Laporan terbaru OpenAI mengenai penyalahgunaan AI menggarisbawahi dilema yang dihadapi perusahaan-perusahaan teknologi kecerdasan buatan: menyeimbangkan pencegahan penyalahgunaan chatbot dengan menjamin privasi pengguna.
Laporan yang diterbitkan hari ini menyoroti berbagai kasus di mana OpenAI menyelidiki dan mengganggu aktivitas berbahaya yang melibatkan model-modelnya, dengan fokus pada penipuan, serangan siber, dan kampanye pengaruh yang dikaitkan dengan pemerintahan. Namun, publikasi ini muncul di tengah meningkatnya sorotan terhadap jenis risiko AI lainnya, yaitu potensi bahaya psikologis dari chatbot. Tahun ini saja, telah muncul beberapa laporan tentang pengguna yang melakukan tindakan melukai diri sendiri, bunuh diri, dan pembunuhan setelah berinteraksi dengan model AI. Laporan baru ini, bersama dengan pengungkapan perusahaan sebelumnya, memberikan sedikit gambaran tambahan tentang bagaimana OpenAI memoderasi percakapan untuk berbagai jenis penyalahgunaan.

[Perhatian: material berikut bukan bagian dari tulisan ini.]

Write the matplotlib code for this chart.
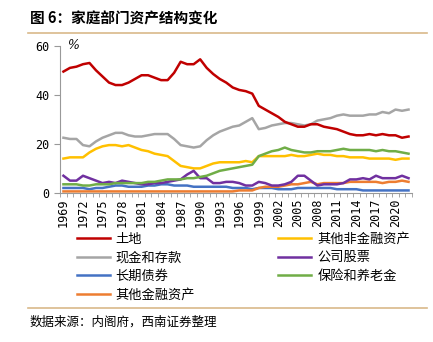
import numpy as np
import matplotlib.pyplot as plt

plt.rcParams['font.family'] = ['Noto Sans CJK SC', 'DejaVu Sans']

years = np.arange(1969, 2023)

# 各类资产占比 (%)
land = [49.5, 51, 51.5, 52.5, 53, 50, 47.5, 45, 44, 44,
        45, 46.5, 48, 48, 47, 46, 46, 49, 53.5, 52.5,
        52.5, 54.5, 51, 48.5, 46.5, 45, 43, 42, 41.5, 40.5,
        35.5, 34, 32.5, 31, 29, 28, 27, 27, 28, 28,
        27, 26.5, 26, 25, 24, 23.5, 23.5, 24, 23.5, 24,
        23.5, 23.5, 22.5, 23]
cash = [22.5, 22, 22, 19.5, 19, 21, 22.5, 23.5, 24.5, 24.5,
        23.5, 23, 23, 23.5, 24, 24, 24, 22, 19.5, 19,
        18.5, 19, 21.5, 23.5, 25, 26, 27, 27.5, 29, 30.5,
        26, 26.5, 27.5, 28, 28.5, 28.5, 28, 27.5, 28, 29.5,
        30, 30.5, 31.5, 32, 31.5, 31.5, 31.5, 32, 32, 33,
        32.5, 34, 33.5, 34]
bonds = [2, 2, 2, 2, 1.5, 2, 2, 2.5, 3, 3,
         2.5, 2.5, 2.5, 3, 3, 3.5, 3.5, 3, 3, 3,
         2.5, 2.5, 2.5, 2.5, 2.5, 2.5, 2, 2, 2, 1.5,
         2, 2, 2, 1.5, 1.5, 1.5, 2, 2, 2, 2,
         2, 2, 1.5, 1.5, 1.5, 1.5, 1, 1, 1, 1,
         1, 1, 1, 1]
other_fin = [0.6] * 27 + [1, 1, 1,
             2, 2.5, 2.5, 2.5, 3, 3.5, 3.5, 4, 4.5, 3.5,
             4, 4, 4, 4, 4.5, 4.5, 4.5, 4.5, 4.5, 4,
             4.5, 4.5, 5, 4.5]
other_nonfin = [14, 14.5, 14.5, 14.5, 16.5, 18, 19, 19.5, 19.5, 19,
                19.5, 18.5, 17.5, 17, 16, 15.5, 15, 13, 11, 10.5,
                10, 10, 11, 12, 12.5, 12.5, 12.5, 12.5, 13, 12.5,
                15, 15, 15, 15, 15, 15.5, 15, 15, 15.5, 16,
                15.5, 15.5, 15, 15, 14.5, 14.5, 14.5, 14, 14, 14,
                14, 13.5, 14, 14]
stocks = [7, 5, 5, 7, 6, 5, 4, 4.5, 4, 5,
          4.5, 4, 3.5, 3.5, 4, 4, 4.5, 5, 5.5, 7.5,
          9, 6, 6, 4, 4, 4.5, 4.5, 4, 3, 3,
          4.5, 4, 3, 3, 3.5, 4.5, 7, 7, 5, 3,
          3.5, 3.5, 3.5, 4, 5.5, 5.5, 6, 5.5, 7, 6,
          6, 6, 7, 6]
pension = [3.5, 3.5, 3.5, 3, 3, 3.5, 3.5, 3.5, 4, 4,
           4, 4, 4, 4.5, 4.5, 5, 5.5, 5.5, 5.5, 6,
           6, 6.5, 7, 8, 9, 9.5, 10, 10.5, 11, 11.5,
           15, 16, 17, 17.5, 18.5, 17.5, 17, 16.5, 16.5, 17,
           17, 17, 17.5, 18, 17.5, 17.5, 17.5, 17.5, 17, 17.5,
           17, 17, 16.5, 16]

series = [("土地", land, "#C00000"),
          ("现金和存款", cash, "#A5A5A5"),
          ("长期债券", bonds, "#4472C4"),
          ("其他金融资产", other_fin, "#ED7D31"),
          ("其他非金融资产", other_nonfin, "#FFC000"),
          ("公司股票", stocks, "#7030A0"),
          ("保险和养老金", pension, "#70AD47")]

fig = plt.figure(figsize=(4.33, 3.42), dpi=100)
ax = fig.add_axes([0.139, 0.436, 0.812, 0.43])

# 先画底部的线，土地最后画在最上层
for name, vals, color in series:
    ax.plot(years, vals, color=color, lw=1.8, label=name,
            zorder=3 if name == "土地" else 2)

ax.set_xlim(1968.5, 2022.5)
ax.set_ylim(0, 60)
ax.set_yticks([0, 20, 40, 60])
ax.set_xticks(np.arange(1969, 2021, 3))
ax.set_xticks(np.arange(1968.5, 2023, 1), minor=True)
ax.tick_params(axis='x', which='major', length=0, labelrotation=90, pad=4)
ax.tick_params(axis='x', which='minor', length=3, color='#999999')
ax.tick_params(axis='y', length=4, color='#999999')
for lab in ax.get_xticklabels() + ax.get_yticklabels():
    lab.set_family('DejaVu Sans Mono')
    lab.set_fontsize(8.5)

for s in ['top', 'right']:
    ax.spines[s].set_visible(False)
for s in ['left', 'bottom']:
    ax.spines[s].set_color('#999999')

ax.text(0.02, 1.0, "%", transform=ax.transAxes, fontsize=9,
        family='DejaVu Serif', style='italic', va='center')

handles, labels = ax.get_legend_handles_labels()
fig.legend(handles, labels, ncol=2, loc='upper left',
           bbox_to_anchor=(0.165, 0.335), frameon=False, fontsize=9.5,
           handlelength=2.5, handletextpad=0.45, columnspacing=6.3,
           labelspacing=0.42, borderaxespad=0)

# 标题与上下分隔线
fig.text(0.069, 0.947, "图 6：家庭部门资产结构变化", fontsize=10.5,
         fontweight='bold', va='center')
fig.add_artist(plt.Line2D([0.065, 0.985], [0.903, 0.903],
                          color='#D9B98A', lw=1.2))
fig.add_artist(plt.Line2D([0.065, 0.985], [0.1, 0.1],
                          color='#D9B98A', lw=1.2))
fig.text(0.069, 0.058, "数据来源：内阁府，西南证券整理", fontsize=9,
         style='italic', va='center')

fig.savefig("out.png", dpi=100)
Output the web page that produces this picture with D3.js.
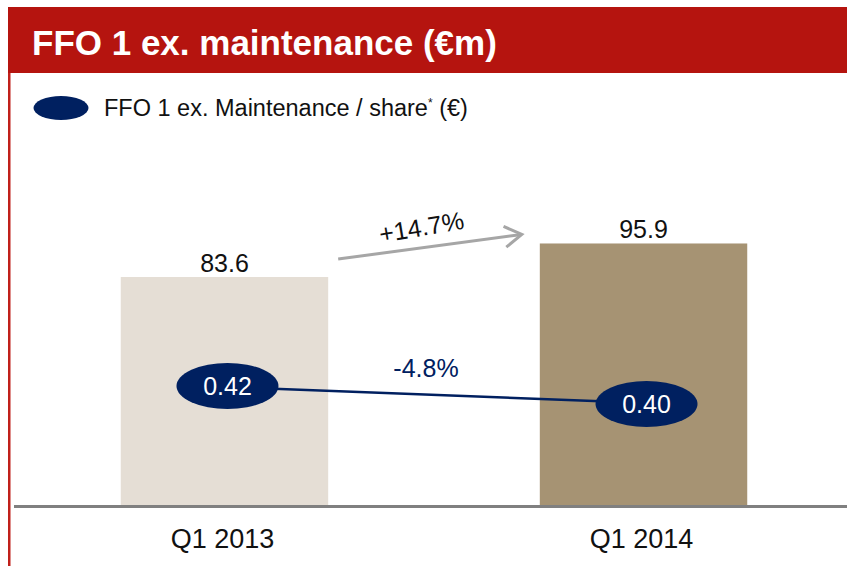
<!DOCTYPE html>
<html>
<head>
<meta charset="utf-8">
<script src="https://cdn.jsdelivr.net/npm/d3@7"></script>
<style>
  body { margin: 0; background: #fff; }
  svg { display: block; font-family: Arial, "Liberation Sans", sans-serif; }
</style>
</head>
<body>
<div id="chart"></div>
<script>
const categories = ['Q1 2013', 'Q1 2014']
const ffoValues = [83.6, 95.9]
const perShare = [0.42, 0.40]
const perShareLabels = ['0.42', '0.40']
const barColors = ['#E5DED5', '#A69373']
const growthLabel = '+14.7%'
const shareChangeLabel = '-4.8%'

const width = 847, height = 566
const navy = '#002060'

const svg = d3.select('#chart').append('svg')
    .attr('width', width)
    .attr('height', height)

// header band
svg.append('rect').attr('x', 8).attr('y', 7).attr('width', width - 8).attr('height', 66).attr('fill', '#B5140F')
svg.append('text').text('FFO 1 ex. maintenance (€m)')
    .attr('x', 32).attr('y', 55)
    .attr('fill', '#fff').attr('font-size', 35).attr('font-weight', 'bold')
// left red rule
svg.append('rect').attr('x', 8).attr('y', 73).attr('width', 2.5).attr('height', height - 73).attr('fill', '#C0201A')

// legend
svg.append('ellipse').attr('cx', 61).attr('cy', 108).attr('rx', 27.5).attr('ry', 12).attr('fill', navy)
const leg = svg.append('text').attr('x', 104).attr('y', 116).attr('font-size', 23.5).attr('fill', '#111')
leg.append('tspan').text('FFO 1 ex. Maintenance / share')
leg.append('tspan').text('*').attr('font-size', 12).attr('dy', -9)
leg.append('tspan').text(' (€)').attr('dy', 9)

const xScale = d3.scaleBand()
    .domain(categories)
    .range([16, 852])
    .paddingInner(0.505)
    .paddingOuter(0.25)

const yScale = d3.scaleLinear()
    .domain([0, 100])
    .range([505, 232.3])

const y2Scale = d3.scaleLinear()
    .domain([0.3, 0.5])
    .range([494, 314])

const bars = categories.map((c, i) => ({cat: c, value: ffoValues[i], share: perShare[i], label: perShareLabels[i], color: barColors[i]}))

svg.selectAll('.bar')
    .data(bars)
    .enter().append('rect')
    .attr('class', 'bar')
    .attr('x', d => xScale(d.cat))
    .attr('y', d => yScale(d.value))
    .attr('width', xScale.bandwidth())
    .attr('height', d => yScale(0) - yScale(d.value))
    .attr('fill', d => d.color)

svg.selectAll('.bar-label')
    .data(bars)
    .enter().append('text')
    .attr('class', 'bar-label')
    .attr('x', d => xScale(d.cat) + xScale.bandwidth() / 2)
    .attr('y', d => yScale(d.value) - 5)
    .attr('text-anchor', 'middle')
    .attr('font-size', 25)
    .attr('fill', '#111')
    .text(d => d.value.toFixed(1))

// baseline
svg.append('rect').attr('x', 14).attr('y', 505).attr('width', width - 14).attr('height', 3).attr('fill', '#808080')

svg.selectAll('.cat-label')
    .data(bars)
    .enter().append('text')
    .attr('class', 'cat-label')
    .attr('x', d => xScale(d.cat) + xScale.bandwidth() / 2 - 2)
    .attr('y', 548)
    .attr('text-anchor', 'middle')
    .attr('font-size', 27)
    .attr('fill', '#111')
    .text(d => d.cat)

// growth arrow between bar tops
const ax0 = xScale(categories[0]) + xScale.bandwidth() + 10
const ax1 = xScale(categories[1]) - 18
const ay0 = yScale(ffoValues[0]) - 18
const ay1 = yScale(ffoValues[1]) - 9
svg.append('line').attr('x1', ax0).attr('y1', ay0).attr('x2', ax1).attr('y2', ay1)
    .attr('stroke', '#A6A6A6').attr('stroke-width', 3)
const ang = Math.atan2(ay1 - ay0, ax1 - ax0)
const hl = 20, ha = 0.55
svg.append('path')
    .attr('d', `M${ax1 - hl * Math.cos(ang - ha)},${ay1 - hl * Math.sin(ang - ha)} L${ax1},${ay1} L${ax1 - hl * Math.cos(ang + ha)},${ay1 - hl * Math.sin(ang + ha)}`)
    .attr('fill', 'none').attr('stroke', '#A6A6A6').attr('stroke-width', 3)
const amx = (ax0 + ax1) / 2, amy = (ay0 + ay1) / 2
svg.append('text').text(growthLabel)
    .attr('transform', `translate(${amx - 7},${amy - 11}) rotate(${ang * 180 / Math.PI - 2})`)
    .attr('text-anchor', 'middle').attr('font-size', 25).attr('fill', '#111')

// per share line + ellipses
const cx = d => xScale(d.cat) + xScale.bandwidth() / 2 + 3
svg.append('line')
    .attr('x1', cx(bars[0])).attr('y1', y2Scale(bars[0].share) + 1)
    .attr('x2', cx(bars[1])).attr('y2', y2Scale(bars[1].share) - 1)
    .attr('stroke', navy).attr('stroke-width', 2.5)

svg.append('text').text(shareChangeLabel)
    .attr('x', (cx(bars[0]) + cx(bars[1])) / 2 - 11).attr('y', 377)
    .attr('text-anchor', 'middle').attr('font-size', 25).attr('fill', navy)

svg.selectAll('.share-dot')
    .data(bars)
    .enter().append('ellipse')
    .attr('class', 'share-dot')
    .attr('cx', cx)
    .attr('cy', d => y2Scale(d.share))
    .attr('rx', 51)
    .attr('ry', 23)
    .attr('fill', navy)

svg.selectAll('.share-label')
    .data(bars)
    .enter().append('text')
    .attr('class', 'share-label')
    .attr('x', cx)
    .attr('y', d => y2Scale(d.share) + 9)
    .attr('text-anchor', 'middle')
    .attr('font-size', 25)
    .attr('fill', '#fff')
    .text(d => d.label)
</script>
</body>
</html>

OpenAI menyatakan bahwa sejak mereka mulai melaporkan ancaman publik pada Februari 2024, mereka telah mengganggu dan melaporkan lebih dari 40 jaringan yang melanggar kebijakan penggunaan. Dalam laporan hari ini, perusahaan membagikan studi kasus baru dari kuartal terakhir serta rincian tentang cara mereka mendeteksi dan mengganggu penggunaan model mereka untuk tujuan jahat.
Sebagai contoh, perusahaan mengidentifikasi sebuah jaringan kejahatan terorganisir yang berbasis di Kamboja, yang mencoba menggunakan AI untuk merampingkan alur kerjanya. Selain itu, sebuah operasi pengaruh politik Rusia dilaporkan menggunakan ChatGPT untuk menghasilkan perintah video bagi model AI lainnya. OpenAI juga menandai akun-akun yang dikaitkan dengan pemerintah Tiongkok yang melanggar kebijaknya tentang penggunaan untuk keamanan nasional, termasuk permintaan untuk membuat proposal sistem berskala besar yang dirancang untuk memantau percakapan media sosial.
Perusahaan sebelumnya telah menyatakan, termasuk dalam kebijakan privasi-nya, bahwa mereka menggunakan data pribadi, seperti perintah pengguna, untuk ‘mencegah penipuan, aktivitas ilegal, atau penyalahgunaan’ layanannya. OpenAI juga mengandalkan sistem otomatis dan peninjau manusia untuk memantau aktivitas. Namun dalam laporan hari ini, perusahaan memberikan sedikit lebih banyak wawasan tentang proses pemikiran mereka untuk mencegah penyalahgunaan sambil tetap melindungi pengguna secara lebih luas.
“Untuk mendeteksi dan mengganggu ancaman secara efektif tanpa mengganggu pekerjaan pengguna biasa, kami menerapkan pendekatan yang bernuansa dan terinformasi yang berfokus pada pola perilaku pelaku ancaman, bukan pada interaksi model yang terisolasi,” tulis perusahaan dalam laporannya.
Sementara memantau pelanggaran keamanan nasional adalah satu hal, perusahaan baru-baru ini juga merinci bagaimana mereka menangani penggunaan modelnya yang berbahaya oleh pengguna yang mengalami tekanan emosional atau mental. Sekitar sebulan yang lalu, perusahaan menerbitkan sebuah blog post yang merinci penanganan mereka terhadap situasi semacam ini. Postingan tersebut muncul di tengah pemberitaan media tentang insiden kekerasan yang dikaitkan dengan interaksi ChatGPT, termasuk sebuah pembunuhan-bunuh diri di Connecticut.
Perusahaan mengatakan bahwa ketika pengguna menuliskan keinginan untuk melukai diri sendiri, ChatGPT telah dilatih untuk tidak mematuhinya, melainkan mengakui perasaan pengguna dan mengarahkan mereka menuju bantuan serta sumber daya di dunia nyata.
Ketika AI mendeteksi seseorang merencanakan untuk melukai orang lain, percakapan tersebut akan ditandai untuk ditinjau oleh manusia. Jika peninjau manusia menilai orang tersebut merupakan ancaman segera bagi orang lain, mereka dapat melaporkannya kepada penegak hukum.
OpenAI juga mengakui bahwa kinerja keamanan modelnya dapat menurun selama interaksi pengguna yang lebih panjang dan menyatakan bahwa mereka telah berupaya untuk meningkatkan pengamanannya.